Chester the Cable Man

A recent journal entry I read at DotMoms reminded me of a friend of mine from high school (a long, long, long time ago) who, when faced with perceived injustices, poor service, or a faulty product, would inevitably sit down and write a letter of complaint. What amazed me at the time was all the free stuff she would get from apologetic companies. Looking back on it now, what amazes me was her commitment, even at a young age, to follow through on such things. She also, as I recall,  had the insight and intelligence to write very professional letters explaining her grievances without coming across as an enraged lunatic.

I started wondering why I'm not better at this?  Most of the time I feel like it's all I can handle just to keep our family "boat" afloat, let alone sit down for a letter writing campaign. Also, I don't think I've ever gotten any free gifts sent to me for "my trouble".  More often than not, I'm met with indifference or indignation and I wonder why I even bothered.

A perfect example would be my recent run-in with our local cable company. I had scheduled for our cable to be installed the day after we moved into our new house. Because a day without TV in our house, is not a good day. Being well aware that cable men are notoriously late or even no-shows, I was prepared and almost expected to be stood up. So after our FIVE HOUR time slot had expired, I calmly called the cable company and asked when I could expect our installer to show up.

Customer Service informed me, "Our records show that Chester did come by, but that you refused service and told him to cancel the installation."

"WHAAAAT!?" I squawked. "Nooo, I didn't! He never showed up. I've been here all day."

"Well his report states that he came and spoke to you and you turned him away."

She doesn't believe me. Chester decided that he needed to get his back waxed instead of installing my cable, filed some bogus report about it, and now this woman is blaming me. Obviously, she does not see what's going on here.

More squawking from me, "He's LYYYYing! I'm telling you, IT NEVER HAPPENED!"

"Can you hold while I talk to our dispatch department who can try to contact your installer?"

I wait on hold.

"Ma'am, I've talked to dispatch who talked to Chester who said that he called you, spoke to you about your installation, and when you found out what the cost would be you cancelled the installation."

AHA! I've got Chester on the ropes. He's scrambling, changing his story. He didn't come to my house, he called me, now. I inform Customer Service that "No. That didn't happen either. Nobody here talked to him."

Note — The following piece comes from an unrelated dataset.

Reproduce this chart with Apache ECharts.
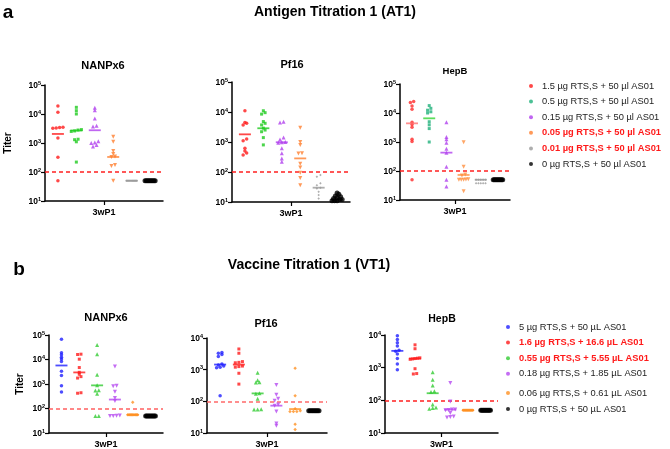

"Well, he said he talked to you and you refused service."

Unbelievable. I've been trumped by Chester the cable man.

I implore, "But he's LYING!"

"Would you like me to look into it further?"

"Yeah, you do that."

My intended revenge on Chester and his whole evil cable empire was to get the satellite installation people out to my house as soon as possible and to fire cable from my life forever. However, because we have big beautiful oak trees surrounding our house which I love even more than TIVO, we cannot receive the satellite TV signal.

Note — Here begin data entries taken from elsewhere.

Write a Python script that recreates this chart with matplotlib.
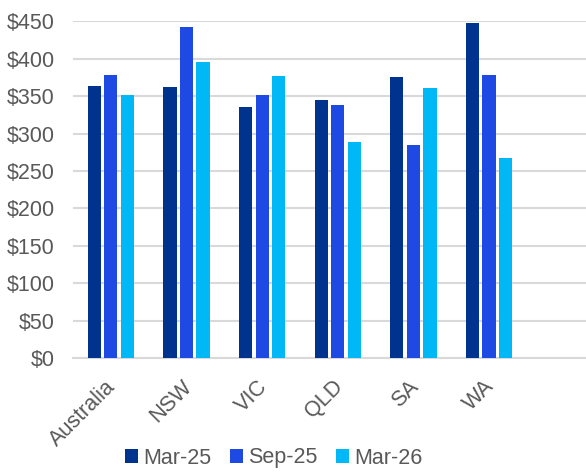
import numpy as np
import matplotlib.pyplot as plt
from matplotlib.ticker import FuncFormatter
from matplotlib.transforms import ScaledTranslation

plt.rcParams['font.family'] = ['Liberation Sans', 'DejaVu Sans']

# Chart data
regions = ['Australia', 'NSW', 'VIC', 'QLD', 'SA', 'WA']
periods = ['Mar-25', 'Sep-25', 'Mar-26']
mar_25 = [364, 362, 336, 345, 376, 448]
sep_25 = [378, 443, 352, 338, 285, 379]
mar_26 = [352, 396, 377, 289, 361, 267]
colors = ['#00338D', '#1E49E2', '#00B8F5']

fig = plt.figure(figsize=(5.86, 4.72), dpi=100)
ax = fig.add_axes([73 / 586, 1 - 358 / 472, 1 - 73 / 586, (358 - 21.5) / 472])

x = np.arange(len(regions))
width = 0.176
step = 0.22
for i, (vals, label) in enumerate(zip([mar_25, sep_25, mar_26], periods)):
    ax.bar(x + (i - 1) * step, vals, width, color=colors[i], label=label, zorder=3)

# Axes styling
ax.set_ylim(0, 450)
ax.set_yticks(np.arange(0, 451, 50))
ax.yaxis.set_major_formatter(FuncFormatter(lambda v, p: f'${v:.0f}'))
ax.set_xlim(-0.5, 6.28)
ax.set_xticks(x)
ax.set_xticklabels(regions, rotation=45, ha='right', rotation_mode='anchor')

ax.grid(axis='y', color='#D9D9D9', linewidth=1.5, zorder=0)
for s in ['top', 'right', 'left']:
    ax.spines[s].set_visible(False)
ax.spines['bottom'].set_color('#D9D9D9')
ax.spines['bottom'].set_linewidth(1.5)
ax.tick_params(axis='both', length=0, labelsize=15.5, labelcolor='#595959')
ax.tick_params(axis='y', pad=13)
ax.tick_params(axis='x', pad=13)

# nudge the rotated category labels a little to the left
shift = ScaledTranslation(-4 / 72, 0, fig.dpi_scale_trans)
for lbl in ax.get_xticklabels():
    lbl.set_transform(lbl.get_transform() + shift)

# Legend below the chart
fig.legend(loc='center', bbox_to_anchor=(274 / 586, 1 - 458 / 472), ncol=3,
           frameon=False, fontsize=15.5, labelcolor='#595959',
           handlelength=0.6, handleheight=0.6, handletextpad=0.25, columnspacing=0.85)

plt.savefig('out.png', dpi=100)
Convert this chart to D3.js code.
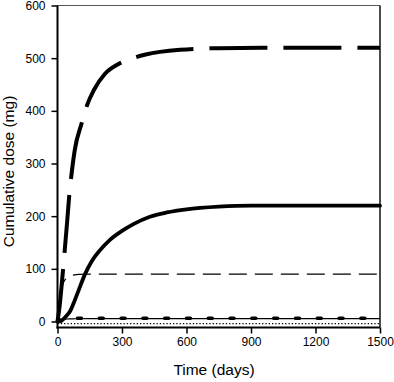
<!DOCTYPE html>
<html>
<head>
<meta charset="utf-8">
<script src="https://cdn.jsdelivr.net/npm/d3@7"></script>
<style>
  html, body { margin: 0; padding: 0; background: #fff; }
  svg { display: block; }
  text { font-family: Arial, "Liberation Sans", sans-serif; fill: #000; }
</style>
</head>
<body>
<svg id="chart" width="394" height="382"></svg>
<script>
// ---- data ----
const xTicks = [0, 300, 600, 900, 1200, 1500];
const yTicks = [0, 100, 200, 300, 400, 500, 600];

// long thick dashes (plateau ~520 mg)
const longDashT = [0, 10, 20, 30, 45, 54, 62, 80, 112, 135, 170, 220, 280, 330, 410, 570, 750, 1000, 1500];
const longDashV = [0, 30, 72, 118, 190, 236, 268, 325, 376, 408, 440, 470, 488, 497, 507, 516, 519, 520, 520];

// thick solid (plateau ~220 mg)
const thickSolidT = [0, 15, 26, 40, 57, 80, 100, 127, 160, 197, 244, 300, 353, 430, 508, 600, 750, 900, 1200, 1500];
const thickSolidV = [0, 0.5, 4, 10, 18.5, 40, 61, 89, 115, 135, 155, 172, 185, 199, 207, 213, 218, 220, 220, 220];

// thin dashes (plateau ~90 mg)
const thinDashT = [0, 10, 21, 30, 42, 55, 73, 100, 200, 1500];
const thinDashV = [0, 40, 66, 76, 82, 86, 88, 89.5, 90, 90];

// thin solid (plateau ~5 mg)
const thinSolidT = [0, 10, 20, 35, 50, 80, 150, 1500];
const thinSolidV = [0, 1.5, 3, 4.3, 4.8, 5.2, 5.5, 5.5];

// thick dots (~6 mg)
const dotsT = [0, 20, 50, 100, 1500];
const dotsV = [0, 4, 5.5, 6, 6];

// fine dotted (~ -4 mg)
const dottedT = [0, 1500];
const dottedV = [-4, -4];

// ---- layout ----
const svg = d3.select("#chart");
const x = d3.scaleLinear().domain([0, 1500]).range([57.5, 380]);
const y = d3.scaleLinear().domain([0, 600]).range([321.5, 5.5]);
const axisY = 327.5;

const zip = (t, v) => t.map((d, i) => [d, v[i]]);
const line = d3.line().x(d => x(d[0])).y(d => y(d[1])).curve(d3.curveMonotoneX);

// frame top / right
svg.append("line").attr("x1", x(0)).attr("x2", x(1500)).attr("y1", y(600)).attr("y2", y(600))
  .attr("stroke", "#555").attr("stroke-width", 1);
svg.append("line").attr("x1", x(1500)).attr("x2", x(1500)).attr("y1", y(600)).attr("y2", axisY)
  .attr("stroke", "#111").attr("stroke-width", 1.5);

// series
const series = [
  { t: dottedT, v: dottedV, w: 1.2, dash: "1.3,2", cap: "butt" },
  { t: thinSolidT, v: thinSolidV, w: 1.2, dash: null, cap: "butt" },
  { t: dotsT, v: dotsV, w: 3.5, dash: "4,17.8", cap: "round", off: 1.3 },
  { t: thinDashT, v: thinDashV, w: 1.2, dash: "18,8", cap: "butt" },
  { t: thickSolidT, v: thickSolidV, w: 3.8, dash: null, cap: "round" },
  { t: longDashT, v: longDashV, w: 4, dash: "58,16", cap: "butt", off: 5 }
];
series.forEach(s => {
  svg.append("path")
    .attr("d", line(zip(s.t, s.v)))
    .attr("fill", "none")
    .attr("stroke", "#000")
    .attr("stroke-width", s.w)
    .attr("stroke-linecap", s.cap)
    .attr("stroke-dasharray", s.dash)
    .attr("stroke-dashoffset", s.off || 0);
});

// axes
const gx = svg.append("g").attr("transform", `translate(0,${axisY})`)
  .call(d3.axisBottom(x).tickValues(xTicks).tickSize(6).tickPadding(4).tickFormat(d3.format("d")));
const gy = svg.append("g").attr("transform", `translate(${x(0)},0)`)
  .call(d3.axisLeft(y).tickValues(yTicks).tickSize(6).tickPadding(6).tickFormat(d3.format("d")));
[gx, gy].forEach(g => {
  g.select(".domain").remove();
  g.selectAll(".tick line").attr("stroke", "#000").attr("stroke-width", 1.5);
  g.selectAll(".tick text").attr("font-size", 12).attr("font-family", "Arial, 'Liberation Sans', sans-serif").attr("fill", "#000");
});
svg.append("line").attr("x1", x(0)).attr("x2", x(0)).attr("y1", y(600)).attr("y2", axisY + 1)
  .attr("stroke", "#000").attr("stroke-width", 2);
svg.append("line").attr("x1", x(0) - 1).attr("x2", x(1500)).attr("y1", axisY).attr("y2", axisY)
  .attr("stroke", "#000").attr("stroke-width", 2);

// axis titles
svg.append("text").attr("x", 214).attr("y", 375).attr("text-anchor", "middle")
  .attr("font-size", 15.5).text("Time (days)");
svg.append("text").attr("transform", "translate(13.5,171.5) rotate(-90)").attr("text-anchor", "middle")
  .attr("font-size", 15.5).text("Cumulative dose (mg)");
</script>
</body>
</html>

Yes, the story ends with me crawling back to reschedule my cable installation. It was ugly and painful. I made Curtis deal with the rest of it. I wouldn't even talk to the installer when he came for fear that I would find out his name was Chester and blood would flow. And just as a final little "thank you for your business", he took his huge drill and put a hole practically in the middle of my 64 year old hardwood floor.

To get back to the point... (you were starting to wonder, weren't you?) What have I learned from all of this and, more importantly, what am I teaching my children. They ARE paying attention, after all. I would like to teach my children how to be committed and involved instead of being apathetic and passive. But equally as important, is teaching them how to have the proper perspective when people don't respond the way they want them to and how to let go of the things they can't control.

To that end, "Chester, I release you."